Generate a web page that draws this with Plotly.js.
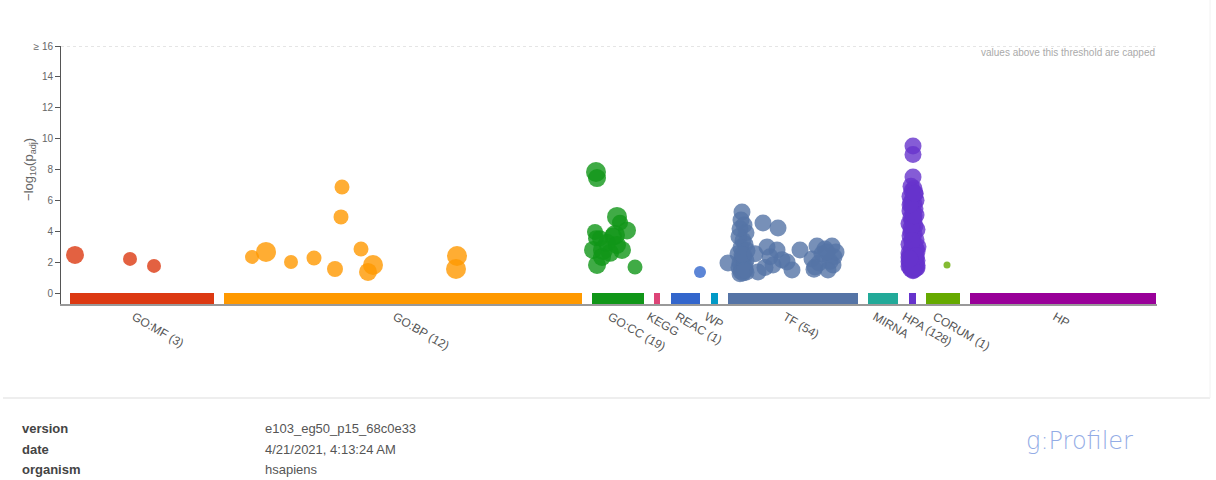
<!DOCTYPE html>
<html>
<head>
<meta charset="utf-8">
<script src="https://cdn.plot.ly/plotly-3.0.1.min.js"></script>
<style>html,body{margin:0;padding:0;background:#fff;}#chart{width:1216px;height:480px;}</style>
</head>
<body>
<div id="chart"></div>
<script>
// ---- categories (sources) ----
const catNames  = ['GO:MF (3)','GO:BP (12)','GO:CC (19)','KEGG','REAC (1)','WP','TF (54)','MIRNA','HPA (128)','CORUM (1)','HP'];
const catStart  = [70, 224, 592, 654, 671, 711, 728, 868, 909, 926, 970];
const catEnd    = [214, 582, 644, 660, 700, 718, 858, 898, 916, 960, 1156];
const catColors = ['#dc3912','#ff9900','#109618','#dd4477','#3366cc','#0099c6','#5574a6','#22aa99','#6633cc','#66aa00','#990099'];

// ---- term points per source (x = position along the source axis, y = -log10(padj)) ----
const mfX = [75, 130, 154];
const mfY = [2.52, 2.26, 1.81];
const mfS = [18, 14, 14];

const bpX = [252, 266, 291, 314, 335, 342, 341, 361, 373, 368, 457, 456];
const bpY = [2.39, 2.71, 2.06, 2.32, 1.61, 6.9, 4.97, 2.9, 1.87, 1.42, 2.45, 1.61];
const bpS = [14, 20, 14, 15, 16, 15, 15, 15, 20, 18, 20, 20];

const ccX = [596, 597, 617, 615, 627, 595, 596, 597, 593, 603, 610, 622, 635, 602, 607, 613, 600, 620, 617];
const ccY = [7.87, 7.48, 4.97, 3.8, 4.1, 4.0, 3.6, 1.87, 2.84, 2.84, 2.65, 2.84, 1.74, 2.39, 3.3, 3.7, 3.6, 4.6, 3.16];
const ccS = [20, 18, 20, 20, 18, 16, 16, 18, 18, 20, 18, 18, 15, 18, 18, 18, 16, 16, 18];

const reacX = [700];
const reacY = [1.42];
const reacS = [12];

const tfX = [742, 741, 744, 740, 746, 739, 743, 745, 741, 747, 738, 744, 742, 746, 740, 743, 745, 739, 742, 744, 741, 746, 743, 740, 745, 742,
             728, 763, 778, 767, 777, 773, 787, 800, 792, 758, 770, 782, 755, 765,
             817, 832, 834, 815, 828, 822, 812, 833, 825, 819, 830, 836, 814, 827];
const tfY = [5.29, 4.77, 4.45, 4.2, 3.95, 3.7, 3.45, 3.2, 3.0, 2.8, 2.6, 2.45, 2.3, 2.15, 2.0, 1.9, 1.8, 1.7, 1.6, 1.5, 1.45, 1.4, 1.35, 1.3, 1.55, 2.55,
             2.0, 4.58, 4.26, 3.03, 2.84, 1.87, 2.06, 2.84, 1.55, 1.42, 2.4, 2.2, 2.6, 1.7,
             3.1, 3.1, 2.4, 1.74, 1.55, 2.58, 2.26, 1.87, 2.9, 2.0, 2.1, 2.7, 1.6, 2.7];
const tfS = 17;

const hpaX = [913, 913, 913, 911, 914, 912, 915, 910, 913, 916, 911, 914, 912, 915, 910, 913, 916, 911, 914, 912, 909, 915, 913, 917, 911,
              914, 910, 913, 916, 912, 909, 915, 913, 911, 917, 914, 910, 912, 916, 913, 909, 915, 911, 914, 917, 912, 910, 913, 916, 911,
              914, 913, 909, 917, 910, 915, 912, 918, 909, 916, 911, 914, 910, 915, 912, 917, 909, 913, 916, 910];
const hpaY = [9.55, 9.0, 7.55, 6.95, 6.8, 6.65, 6.45, 6.3, 6.2, 6.05, 5.9, 5.8, 5.65, 5.5, 5.35, 5.2, 5.1, 4.95, 4.8, 4.7, 4.55, 4.4, 4.3, 4.15, 4.0,
              3.9, 3.75, 3.6, 3.5, 3.35, 3.2, 3.1, 3.0, 2.85, 2.75, 2.6, 2.5, 2.4, 2.3, 2.2, 2.1, 2.05, 1.95, 1.9, 1.85, 1.8, 1.75, 1.7, 1.65, 1.6,
              1.55, 1.5, 2.35, 2.15, 1.98, 1.72, 1.62, 3.05, 2.65, 2.9, 4.25, 5.05, 5.75, 6.5, 3.45, 1.68, 1.78, 1.58, 2.45, 2.25];
const hpaS = 17;

const corumX = [947];
const corumY = [1.87];
const corumS = [7];

// y-axis ticks
const yTickVals = [0, 2, 4, 6, 8, 10, 12, 14, 16];
const yTickText = ['0', '2', '4', '6', '8', '10', '12', '14', '\u2265 16'];
const capValue = 16;

// footer
const metaKeys = ['version', 'date', 'organism'];
const metaVals = ['e103_eg50_p15_68c0e33', '4/21/2021, 4:13:24 AM', 'hsapiens'];

// ---- layout geometry ----
const W = 1216, H = 480;
const M = {l: 61, r: 59, t: 46, b: 176};
const pw = W - M.l - M.r, ph = H - M.t - M.b;
const px2paperX = px => (px - M.l) / pw;
const py2paperY = py => (H - M.b - py) / ph;

const OP = 0.8;
function pts(x, y, s, color, name) {
  return {type: 'scatter', mode: 'markers', x: x, y: y, name: name, hoverinfo: 'x+y',
    marker: {size: s, color: color, opacity: OP, line: {width: 0}}};
}

const centers = catStart.map((s, i) => (s + catEnd[i]) / 2);
const widths = catStart.map((s, i) => catEnd[i] - s);

const traces = [
  {type: 'bar', x: centers, y: catStart.map(() => 0.7), base: catStart.map(() => -0.65), width: widths,
   marker: {color: catColors, line: {width: 0}}, hoverinfo: 'skip'},
  pts(mfX, mfY, mfS, catColors[0], 'GO:MF'),
  pts(bpX, bpY, bpS, catColors[1], 'GO:BP'),
  pts(ccX, ccY, ccS, catColors[2], 'GO:CC'),
  pts(reacX, reacY, reacS, catColors[4], 'REAC'),
  pts(tfX, tfY, tfS, catColors[6], 'TF'),
  pts(hpaX, hpaY, hpaS, catColors[8], 'HPA'),
  pts(corumX, corumY, corumS, catColors[9], 'CORUM')
];

const annotations = [
  {xref: 'paper', yref: 'y', x: px2paperX(30), y: 8.0, text: '\u2212log<sub>10</sub>(p<sub>adj</sub>)', textangle: -90,
   showarrow: false, font: {family: 'Liberation Sans, Arial, sans-serif', size: 13, color: '#666'}, xanchor: 'center', yanchor: 'middle'},
  {xref: 'paper', yref: 'paper', x: 1, y: py2paperY(52), text: 'values above this threshold are capped', showarrow: false,
   xanchor: 'right', yanchor: 'middle', font: {family: 'Liberation Sans, Arial, sans-serif', size: 10, color: '#aaa'}},
  {xref: 'paper', yref: 'paper', x: px2paperX(1024), y: py2paperY(441), text: 'g:Profiler', showarrow: false,
   xanchor: 'left', yanchor: 'middle', font: {family: 'DejaVu Sans, sans-serif', size: 24, weight: 200, color: '#93ace6'}}
];
const metaY = [428, 449, 469];
metaKeys.forEach((k, i) => {
  annotations.push({xref: 'paper', yref: 'paper', x: px2paperX(20), y: py2paperY(metaY[i]), text: '<b>' + k + '</b>', showarrow: false,
    xanchor: 'left', yanchor: 'middle', font: {family: 'Liberation Sans, Arial, sans-serif', size: 13, color: '#444'}});
  annotations.push({xref: 'paper', yref: 'paper', x: px2paperX(263), y: py2paperY(metaY[i]), text: metaVals[i], showarrow: false,
    xanchor: 'left', yanchor: 'middle', font: {family: 'Liberation Sans, Arial, sans-serif', size: 13, color: '#555'}});
});

const layout = {
  width: W, height: H, margin: M, showlegend: false,
  paper_bgcolor: '#fff', plot_bgcolor: '#fff',
  bargap: 0,
  xaxis: {range: [M.l, W - M.r], showgrid: false, zeroline: false, showline: true, linecolor: '#999', linewidth: 1.5,
    tickmode: 'array', tickvals: centers, ticktext: catNames, tickangle: 30, ticks: '', ticklabelshift: -8,
    tickfont: {family: 'Liberation Sans, Arial, sans-serif', size: 12, color: '#555'}, fixedrange: true},
  yaxis: {range: [-0.65, capValue], showgrid: false, zeroline: false, showline: true, linecolor: '#555', linewidth: 1,
    tickmode: 'array', tickvals: yTickVals, ticktext: yTickText, ticks: 'outside', ticklen: 5, tickcolor: '#555',
    tickfont: {family: 'Liberation Sans, Arial, sans-serif', size: 10, color: '#666'}, fixedrange: true},
  shapes: [
    {type: 'line', xref: 'paper', yref: 'y', x0: 0, x1: 1, y0: capValue, y1: capValue, line: {color: '#ccc', width: 1, dash: 'dot'}},
    {type: 'line', xref: 'paper', yref: 'paper', x0: px2paperX(3), x1: px2paperX(1210), y0: py2paperY(398), y1: py2paperY(398), line: {color: '#eee', width: 2}},
    {type: 'line', xref: 'paper', yref: 'paper', x0: px2paperX(1210), x1: px2paperX(1210), y0: py2paperY(0), y1: py2paperY(398), line: {color: '#f2f2f2', width: 1}}
  ],
  annotations: annotations
};

Plotly.newPlot('chart', traces, layout, {displayModeBar: false, staticPlot: true});
</script>
</body>
</html>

> [REQUIREMENTS]
Reproduce the data above word for word from its first line through the line that holds "const reacS = [12];", both ends included; skip pictures.

> [THE REPLY]
Generate a web page that draws this with Plotly.js.
<!DOCTYPE html>
<html>
<head>
<meta charset="utf-8">
<script src="https://cdn.plot.ly/plotly-3.0.1.min.js"></script>
<style>html,body{margin:0;padding:0;background:#fff;}#chart{width:1216px;height:480px;}</style>
</head>
<body>
<div id="chart"></div>
<script>
// ---- categories (sources) ----
const catNames  = ['GO:MF (3)','GO:BP (12)','GO:CC (19)','KEGG','REAC (1)','WP','TF (54)','MIRNA','HPA (128)','CORUM (1)','HP'];
const catStart  = [70, 224, 592, 654, 671, 711, 728, 868, 909, 926, 970];
const catEnd    = [214, 582, 644, 660, 700, 718, 858, 898, 916, 960, 1156];
const catColors = ['#dc3912','#ff9900','#109618','#dd4477','#3366cc','#0099c6','#5574a6','#22aa99','#6633cc','#66aa00','#990099'];

// ---- term points per source (x = position along the source axis, y = -log10(padj)) ----
const mfX = [75, 130, 154];
const mfY = [2.52, 2.26, 1.81];
const mfS = [18, 14, 14];

const bpX = [252, 266, 291, 314, 335, 342, 341, 361, 373, 368, 457, 456];
const bpY = [2.39, 2.71, 2.06, 2.32, 1.61, 6.9, 4.97, 2.9, 1.87, 1.42, 2.45, 1.61];
const bpS = [14, 20, 14, 15, 16, 15, 15, 15, 20, 18, 20, 20];

const ccX = [596, 597, 617, 615, 627, 595, 596, 597, 593, 603, 610, 622, 635, 602, 607, 613, 600, 620, 617];
const ccY = [7.87, 7.48, 4.97, 3.8, 4.1, 4.0, 3.6, 1.87, 2.84, 2.84, 2.65, 2.84, 1.74, 2.39, 3.3, 3.7, 3.6, 4.6, 3.16];
const ccS = [20, 18, 20, 20, 18, 16, 16, 18, 18, 20, 18, 18, 15, 18, 18, 18, 16, 16, 18];

const reacX = [700];
const reacY = [1.42];
const reacS = [12];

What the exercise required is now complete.